Task instructions
Your task is to copy the lines between the line containing "Clone this chart in Plotly." and the line containing "from plotly.colors import sample_colorscale", counting both of those lines, and to emit nothing more.
— BEGIN Source material —
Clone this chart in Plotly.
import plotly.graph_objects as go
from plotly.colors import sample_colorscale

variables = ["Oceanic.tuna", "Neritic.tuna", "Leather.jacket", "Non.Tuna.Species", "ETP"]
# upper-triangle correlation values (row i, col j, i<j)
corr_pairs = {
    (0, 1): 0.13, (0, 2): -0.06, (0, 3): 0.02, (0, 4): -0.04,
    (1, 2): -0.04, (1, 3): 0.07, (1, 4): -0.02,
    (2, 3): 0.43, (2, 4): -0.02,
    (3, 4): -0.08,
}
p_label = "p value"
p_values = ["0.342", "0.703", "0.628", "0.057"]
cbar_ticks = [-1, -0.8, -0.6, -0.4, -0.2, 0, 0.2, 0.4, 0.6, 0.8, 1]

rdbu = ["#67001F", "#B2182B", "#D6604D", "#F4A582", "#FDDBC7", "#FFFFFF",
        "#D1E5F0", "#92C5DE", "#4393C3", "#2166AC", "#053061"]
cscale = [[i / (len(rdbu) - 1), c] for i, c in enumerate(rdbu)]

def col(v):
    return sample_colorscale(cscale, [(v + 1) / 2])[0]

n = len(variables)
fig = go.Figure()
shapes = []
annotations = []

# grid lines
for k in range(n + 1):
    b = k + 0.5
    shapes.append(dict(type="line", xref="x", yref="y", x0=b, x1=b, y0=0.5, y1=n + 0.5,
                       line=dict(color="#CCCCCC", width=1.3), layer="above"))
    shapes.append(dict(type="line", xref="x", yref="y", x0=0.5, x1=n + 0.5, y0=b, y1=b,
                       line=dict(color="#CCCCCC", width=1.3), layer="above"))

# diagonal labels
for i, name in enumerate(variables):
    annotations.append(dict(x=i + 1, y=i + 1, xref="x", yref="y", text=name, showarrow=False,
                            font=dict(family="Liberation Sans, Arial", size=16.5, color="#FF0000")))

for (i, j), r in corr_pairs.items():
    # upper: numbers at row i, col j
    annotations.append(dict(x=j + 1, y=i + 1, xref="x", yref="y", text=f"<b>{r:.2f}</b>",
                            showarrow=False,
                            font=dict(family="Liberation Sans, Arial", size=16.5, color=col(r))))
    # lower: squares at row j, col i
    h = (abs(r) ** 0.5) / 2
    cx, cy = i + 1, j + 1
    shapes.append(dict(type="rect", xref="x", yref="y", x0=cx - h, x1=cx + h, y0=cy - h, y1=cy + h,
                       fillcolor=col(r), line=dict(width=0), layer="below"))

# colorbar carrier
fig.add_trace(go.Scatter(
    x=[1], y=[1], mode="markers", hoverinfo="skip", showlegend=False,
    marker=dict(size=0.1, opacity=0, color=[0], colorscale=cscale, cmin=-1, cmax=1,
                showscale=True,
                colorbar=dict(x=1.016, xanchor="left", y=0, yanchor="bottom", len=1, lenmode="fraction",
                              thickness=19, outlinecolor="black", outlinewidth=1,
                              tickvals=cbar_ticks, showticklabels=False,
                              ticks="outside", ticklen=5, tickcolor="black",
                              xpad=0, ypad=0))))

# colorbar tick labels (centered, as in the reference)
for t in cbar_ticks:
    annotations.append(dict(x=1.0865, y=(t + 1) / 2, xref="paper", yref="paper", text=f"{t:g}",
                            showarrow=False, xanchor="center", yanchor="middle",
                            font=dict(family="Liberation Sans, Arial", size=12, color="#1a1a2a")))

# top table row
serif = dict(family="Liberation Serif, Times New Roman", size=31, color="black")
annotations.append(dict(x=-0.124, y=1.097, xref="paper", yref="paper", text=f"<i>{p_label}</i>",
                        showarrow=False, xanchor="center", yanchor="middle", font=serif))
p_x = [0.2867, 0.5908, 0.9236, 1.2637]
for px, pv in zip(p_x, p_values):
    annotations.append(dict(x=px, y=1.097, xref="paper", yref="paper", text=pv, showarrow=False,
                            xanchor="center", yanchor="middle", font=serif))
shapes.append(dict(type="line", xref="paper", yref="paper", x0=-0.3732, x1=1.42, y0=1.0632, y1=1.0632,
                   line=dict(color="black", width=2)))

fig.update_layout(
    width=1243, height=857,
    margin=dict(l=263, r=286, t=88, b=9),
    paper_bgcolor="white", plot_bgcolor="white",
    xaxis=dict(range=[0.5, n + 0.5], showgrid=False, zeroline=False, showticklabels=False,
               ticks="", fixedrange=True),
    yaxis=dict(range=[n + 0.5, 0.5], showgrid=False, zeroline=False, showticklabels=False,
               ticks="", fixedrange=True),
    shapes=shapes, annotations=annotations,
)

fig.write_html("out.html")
— END Source material —
— BEGIN Source material —
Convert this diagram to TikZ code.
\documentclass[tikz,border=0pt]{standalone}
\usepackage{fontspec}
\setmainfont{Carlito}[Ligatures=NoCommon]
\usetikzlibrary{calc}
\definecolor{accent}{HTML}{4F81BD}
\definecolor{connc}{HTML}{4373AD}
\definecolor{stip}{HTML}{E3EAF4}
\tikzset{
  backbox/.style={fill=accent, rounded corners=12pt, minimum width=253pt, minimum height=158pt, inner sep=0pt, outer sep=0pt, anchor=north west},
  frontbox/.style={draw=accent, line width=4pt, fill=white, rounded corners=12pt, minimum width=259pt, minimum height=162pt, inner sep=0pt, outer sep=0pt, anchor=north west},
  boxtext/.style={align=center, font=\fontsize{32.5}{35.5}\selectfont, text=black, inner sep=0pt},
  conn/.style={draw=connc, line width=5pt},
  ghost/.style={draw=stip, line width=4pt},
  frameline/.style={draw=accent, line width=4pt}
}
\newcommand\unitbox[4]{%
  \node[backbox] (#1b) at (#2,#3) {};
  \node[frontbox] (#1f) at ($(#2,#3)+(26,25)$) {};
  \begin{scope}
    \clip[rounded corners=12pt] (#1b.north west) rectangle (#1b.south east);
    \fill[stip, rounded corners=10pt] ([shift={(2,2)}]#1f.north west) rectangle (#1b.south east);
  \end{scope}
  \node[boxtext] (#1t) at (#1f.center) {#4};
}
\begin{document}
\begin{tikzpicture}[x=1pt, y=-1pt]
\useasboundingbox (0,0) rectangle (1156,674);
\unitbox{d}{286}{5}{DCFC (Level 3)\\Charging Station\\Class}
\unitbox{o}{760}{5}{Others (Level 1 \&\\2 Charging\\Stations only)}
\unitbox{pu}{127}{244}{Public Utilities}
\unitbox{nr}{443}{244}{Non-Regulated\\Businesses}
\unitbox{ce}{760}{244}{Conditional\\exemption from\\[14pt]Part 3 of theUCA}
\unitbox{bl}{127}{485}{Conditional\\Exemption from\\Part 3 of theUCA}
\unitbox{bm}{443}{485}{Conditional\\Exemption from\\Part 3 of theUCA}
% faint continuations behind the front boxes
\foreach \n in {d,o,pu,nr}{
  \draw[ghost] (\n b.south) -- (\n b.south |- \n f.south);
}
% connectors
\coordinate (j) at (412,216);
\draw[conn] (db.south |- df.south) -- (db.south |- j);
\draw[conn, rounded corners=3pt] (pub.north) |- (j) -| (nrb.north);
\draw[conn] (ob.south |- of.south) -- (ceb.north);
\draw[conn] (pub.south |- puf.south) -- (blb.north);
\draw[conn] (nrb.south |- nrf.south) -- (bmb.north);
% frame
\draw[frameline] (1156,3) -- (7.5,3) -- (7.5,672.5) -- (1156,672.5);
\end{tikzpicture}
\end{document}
— END Source material —
— BEGIN Source material —
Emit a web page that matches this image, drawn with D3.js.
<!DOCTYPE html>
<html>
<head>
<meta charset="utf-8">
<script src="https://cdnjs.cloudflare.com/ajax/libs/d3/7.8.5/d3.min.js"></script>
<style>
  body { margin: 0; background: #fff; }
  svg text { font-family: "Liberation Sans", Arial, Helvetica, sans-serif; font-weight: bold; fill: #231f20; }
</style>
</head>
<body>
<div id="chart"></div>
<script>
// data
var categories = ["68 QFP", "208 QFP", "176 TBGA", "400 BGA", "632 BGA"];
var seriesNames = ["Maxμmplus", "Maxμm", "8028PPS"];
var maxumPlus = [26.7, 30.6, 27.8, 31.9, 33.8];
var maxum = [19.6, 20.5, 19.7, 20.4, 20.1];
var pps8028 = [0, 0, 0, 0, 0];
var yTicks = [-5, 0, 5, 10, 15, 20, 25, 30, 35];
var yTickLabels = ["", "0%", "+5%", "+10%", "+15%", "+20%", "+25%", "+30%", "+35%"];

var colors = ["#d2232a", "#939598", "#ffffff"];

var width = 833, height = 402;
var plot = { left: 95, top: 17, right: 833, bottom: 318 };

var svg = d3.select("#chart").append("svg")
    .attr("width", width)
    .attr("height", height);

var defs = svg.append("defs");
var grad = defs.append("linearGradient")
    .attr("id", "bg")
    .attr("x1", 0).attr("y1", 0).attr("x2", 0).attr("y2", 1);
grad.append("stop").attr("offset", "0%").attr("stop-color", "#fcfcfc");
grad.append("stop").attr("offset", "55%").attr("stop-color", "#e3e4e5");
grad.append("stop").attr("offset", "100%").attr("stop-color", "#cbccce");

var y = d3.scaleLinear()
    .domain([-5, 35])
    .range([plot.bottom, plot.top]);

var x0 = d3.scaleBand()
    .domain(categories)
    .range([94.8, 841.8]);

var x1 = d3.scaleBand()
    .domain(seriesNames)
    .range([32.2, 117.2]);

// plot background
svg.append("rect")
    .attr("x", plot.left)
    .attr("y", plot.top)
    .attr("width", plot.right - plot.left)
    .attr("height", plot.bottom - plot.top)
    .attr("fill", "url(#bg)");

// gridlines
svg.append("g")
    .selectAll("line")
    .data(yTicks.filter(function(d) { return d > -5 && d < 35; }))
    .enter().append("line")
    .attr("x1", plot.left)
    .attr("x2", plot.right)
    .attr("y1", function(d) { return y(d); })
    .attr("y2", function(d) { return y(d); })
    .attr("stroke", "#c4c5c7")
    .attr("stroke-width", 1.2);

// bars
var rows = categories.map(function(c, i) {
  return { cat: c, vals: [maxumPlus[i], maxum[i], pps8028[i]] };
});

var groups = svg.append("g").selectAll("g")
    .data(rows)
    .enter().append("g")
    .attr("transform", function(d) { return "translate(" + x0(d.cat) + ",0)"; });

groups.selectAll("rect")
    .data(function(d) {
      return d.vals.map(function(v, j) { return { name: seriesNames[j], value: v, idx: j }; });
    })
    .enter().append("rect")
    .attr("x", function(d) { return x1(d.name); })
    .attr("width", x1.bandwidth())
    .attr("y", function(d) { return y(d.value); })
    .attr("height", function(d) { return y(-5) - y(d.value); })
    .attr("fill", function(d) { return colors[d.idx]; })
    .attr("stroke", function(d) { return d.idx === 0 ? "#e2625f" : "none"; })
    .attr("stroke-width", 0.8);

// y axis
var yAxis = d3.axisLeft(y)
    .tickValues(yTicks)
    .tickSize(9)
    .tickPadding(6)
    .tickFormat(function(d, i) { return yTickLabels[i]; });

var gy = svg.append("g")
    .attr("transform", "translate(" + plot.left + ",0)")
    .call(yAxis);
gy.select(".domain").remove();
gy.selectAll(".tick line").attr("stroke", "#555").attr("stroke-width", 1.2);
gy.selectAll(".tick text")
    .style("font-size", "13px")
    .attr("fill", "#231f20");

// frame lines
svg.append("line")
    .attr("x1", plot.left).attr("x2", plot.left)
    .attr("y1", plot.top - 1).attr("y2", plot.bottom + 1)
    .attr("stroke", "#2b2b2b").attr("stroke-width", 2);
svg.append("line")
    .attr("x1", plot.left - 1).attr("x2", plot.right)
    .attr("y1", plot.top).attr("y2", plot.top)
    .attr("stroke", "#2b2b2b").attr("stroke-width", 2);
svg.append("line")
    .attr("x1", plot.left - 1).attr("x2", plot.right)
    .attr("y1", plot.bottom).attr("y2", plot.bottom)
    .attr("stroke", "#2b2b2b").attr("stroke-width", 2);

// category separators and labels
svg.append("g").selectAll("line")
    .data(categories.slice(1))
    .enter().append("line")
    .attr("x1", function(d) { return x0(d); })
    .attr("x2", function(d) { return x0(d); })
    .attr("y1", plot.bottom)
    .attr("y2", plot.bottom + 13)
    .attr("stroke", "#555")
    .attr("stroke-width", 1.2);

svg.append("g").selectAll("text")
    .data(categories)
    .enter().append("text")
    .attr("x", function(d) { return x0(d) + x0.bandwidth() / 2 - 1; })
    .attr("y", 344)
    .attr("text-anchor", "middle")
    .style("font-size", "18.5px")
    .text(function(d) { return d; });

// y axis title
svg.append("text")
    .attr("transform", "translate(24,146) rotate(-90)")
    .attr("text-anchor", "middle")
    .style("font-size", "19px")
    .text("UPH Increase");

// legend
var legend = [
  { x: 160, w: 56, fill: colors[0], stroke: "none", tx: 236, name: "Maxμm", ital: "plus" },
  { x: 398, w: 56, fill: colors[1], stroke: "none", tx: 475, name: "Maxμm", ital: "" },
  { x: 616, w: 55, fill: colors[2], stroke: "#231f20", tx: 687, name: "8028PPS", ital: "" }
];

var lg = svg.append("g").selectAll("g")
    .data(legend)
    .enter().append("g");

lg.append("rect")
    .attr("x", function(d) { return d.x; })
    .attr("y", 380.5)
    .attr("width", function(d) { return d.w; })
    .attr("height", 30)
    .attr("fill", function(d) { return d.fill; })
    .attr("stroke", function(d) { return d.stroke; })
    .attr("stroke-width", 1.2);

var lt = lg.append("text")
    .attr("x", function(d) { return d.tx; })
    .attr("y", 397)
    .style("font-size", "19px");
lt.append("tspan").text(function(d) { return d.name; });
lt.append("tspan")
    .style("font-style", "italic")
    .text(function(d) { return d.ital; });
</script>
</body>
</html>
— END Source material —
Expected output
Clone this chart in Plotly.
import plotly.graph_objects as go
from plotly.colors import sample_colorscale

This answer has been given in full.